Many MEPs are also concerned about the lack of guidelines for receiving EU aid. Poland, for example, the only EU country that has not yet committed itself to the goal of climate neutrality by 2050, had succeeded in getting the Council to agree that it would still be entitled to at least 50% of the JTF aid.
For Peter Liese, the European People’s Party environmental spokesman, this is unacceptable. “Why should a country receive money for its coal phase-out if it does not accept the goal of climate neutrality,” he said in an interview.
Stumbling block in the recovery fund
German MEP Delara Burkhardt (S&D) sees the proposal for the recovery fund as a stumbling block. Although climate protection is anchored in the so-called “Recovery and Resilience Facility” (RRF), for which the Council allotted €672.5 billion, the proposal is not a complete success.
The annex to the draft lists seven priorities, which the member states can weight differently. These include investments that “effectively contribute to the green and digital transitions.”
Burkhardt fears that member states “choose the combination of criteria fulfilment in such a way that they would not have to meet any ecological conditions at all. This is especially possible if they instead fully focus on digital transformation.”
It is not yet clear how exactly the recovery fund’s many billions of euros will be monitored. The only stipulation so far is that the member states must submit national investment plans to the Commission, which are based on their national climate plans and the European semester.
The EU taxonomy, an orientation framework for green investments, which is to come into force next year, is not anchored in the recovery plan.
In the Parliament’s draft resolution, MEPs call on the Commission to draw up a “transparent, comprehensive and meaningful follow-up method” based on taxonomy as soon as possible.
Court of Auditors warns against lax controls
Green MEP Rasmus Andresen called for Parliament and the European Court of Auditors to be given a right of veto over the approval of national investment plans. In the past, the Court of Auditors had already denounced the inspection methods of the Commission on several occasions.

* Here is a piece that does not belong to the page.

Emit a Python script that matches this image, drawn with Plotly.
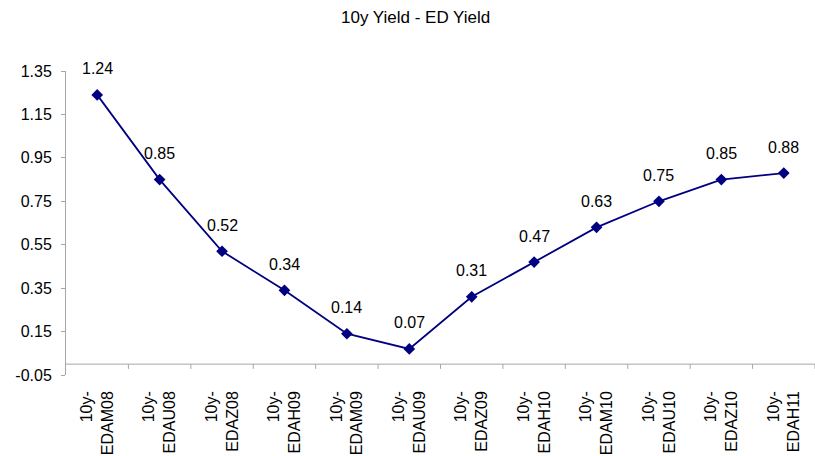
import plotly.graph_objects as go

# Spread between the 10y yield and each Eurodollar contract yield
contracts = ["EDAM08", "EDAU08", "EDAZ08", "EDAH09", "EDAM09", "EDAU09",
             "EDAZ09", "EDAH10", "EDAM10", "EDAU10", "EDAZ10", "EDAH11"]
spread = [1.24, 0.85, 0.52, 0.34, 0.14, 0.07, 0.31, 0.47, 0.63, 0.75, 0.85, 0.88]
y_ticks = [-0.05, 0.15, 0.35, 0.55, 0.75, 0.95, 1.15, 1.35]

categories = ["10y-" + c for c in contracts]
tick_text = ["10y-<br>" + c for c in contracts]

NAVY = "#000080"
AXIS_GREY = "#a6a6a6"
FONT = "Liberation Sans, Arial, sans-serif"

fig = go.Figure()
fig.add_trace(go.Scatter(
    x=categories, y=spread, mode="lines+markers",
    line=dict(color=NAVY, width=1.8),
    marker=dict(symbol="diamond", size=9, color=NAVY),
    hoverinfo="x+y", showlegend=False,
))

# value labels above each point
for c, v in zip(categories, spread):
    fig.add_annotation(x=c, y=v, text=f"{v:.2f}", showarrow=False,
                       yshift=26, font=dict(size=16, color="black", family=FONT))

# horizontal category axis drawn where y = 0
fig.add_shape(type="line", xref="paper", yref="y", x0=0, x1=1, y0=0, y1=0,
              line=dict(color=AXIS_GREY, width=1))
# category boundary tick marks hanging from the y = 0 axis
n = len(categories)
for i in range(1, n + 1):
    fig.add_shape(type="line", xref="x", yref="y", x0=i - 0.5, x1=i - 0.5,
                  y0=0, y1=-0.022, line=dict(color=AXIS_GREY, width=1))

fig.update_layout(
    width=815, height=456,
    margin=dict(l=66, r=0, t=71, b=81),
    paper_bgcolor="white", plot_bgcolor="white",
    font=dict(family=FONT, size=16, color="black"),
    title=dict(text="10y Yield - ED Yield", x=0.51, xanchor="center",
               y=1 - 17 / 456, yanchor="middle",
               font=dict(size=17, family=FONT, color="black")),
    xaxis=dict(
        type="category", range=[-0.5, n - 0.5],
        tickmode="array", tickvals=categories, ticktext=tick_text,
        tickangle=-90, showgrid=False, showline=False, zeroline=False,
        ticks="", ticklabelstandoff=12,
        tickfont=dict(size=16, family=FONT, color="black"),
    ),
    yaxis=dict(
        range=[-0.05, 1.35], tickmode="array", tickvals=y_ticks,
        ticktext=[f"{t:.2f}" for t in y_ticks],
        showgrid=False, zeroline=False, showline=True, linecolor=AXIS_GREY,
        linewidth=1, ticks="outside", ticklen=4, tickcolor=AXIS_GREY,
        ticklabelstandoff=6,
        tickfont=dict(size=16, family=FONT, color="black"),
    ),
)

fig.write_html("out.html")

In a statement issued in early July, financial supervisors noted that the EU’s climate change spending to date had been overestimated, while negative effects of spending, for example in agriculture, had not been sufficiently taken into account.
On Wednesday, the Court of Auditors made further progress. Even in the previous proposal for the JTF, it said, “the link between performance and financing is relatively weak.” This “poses a significant risk that the JTF will not help to end the strong dependence of some regions on carbon-intensive activities,” it said.